The Honourable Patty Hajdu, Minister of Employment, Workforce Development and Labour, was at the Saskatchewan Polytechnic today to highlight the Canada Training Benefit, a new measure that would give Canadian workers a tax credit to help pay for training, provide income support during training, and offer job protection. The benefit would include:
- a $250 per year, non-taxable Canada Training Credit, up to a lifetime limit of $5,000, to help eligible workers cover tuition and training-related costs;
- a new Employment Insurance (EI) Training Support Benefit to provide income support when an individual requires time off work to train;
- new leave provisions under the Canada Labour Code that would allow federally regulated workers to take time away from work to pursue training; and
- an EI Premium Rebate for Small Businesses to help offset the upward pressure on EI premiums.

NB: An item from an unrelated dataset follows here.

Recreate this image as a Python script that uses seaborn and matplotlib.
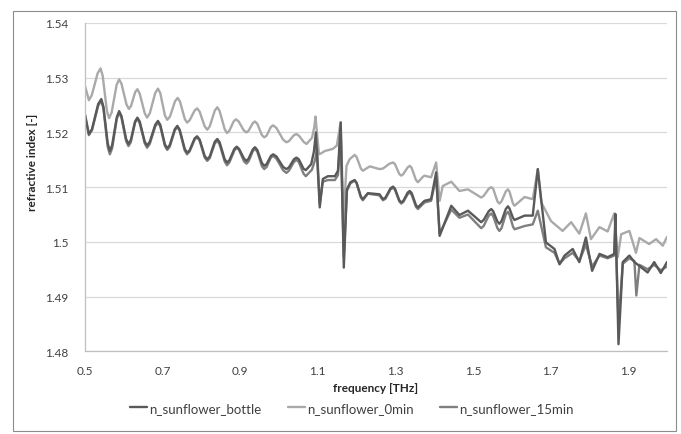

Over the spring, the Government will engage stakeholders, including provinces and territories, on the final design of the EI Training Support Benefit and associated leave provisions.
“Canadians at all stages of their working lives should have the opportunity to learn new skills and build a better future for themselves and their families. The new Canada Training Benefit will help Canada’s workforce prepare for the jobs of tomorrow by giving them the time and money to develop their skills throughout their working lives.”
– The Honourable Patty Hajdu, Minister of Employment, Workforce Development and Labour
The Government of Canada proposes to invest more than $1.7 billion over five years to establish the Canada Training Benefit and an additional $586 million per year.
The EI Premium Rebate for Small Businesses would be available to employers that pay employer EI premiums equal to or less than $20,000 per year to help offset a possible increase to the EI premium rate resulting from the new benefit.
The new EI Training Support benefit would give eligible workers up to four weeks of income support – paid at 55 per cent of their average weekly insurable earnings – to help cover the cost of living expenses like mortgage payments and bills while they are on training.
Approximately 600,000 Canadian workers are expected to claim the Canada Training Credit each year.
In 2018-19, Saskatchewan received over $76 million through the Labour Market Transfer Agreements.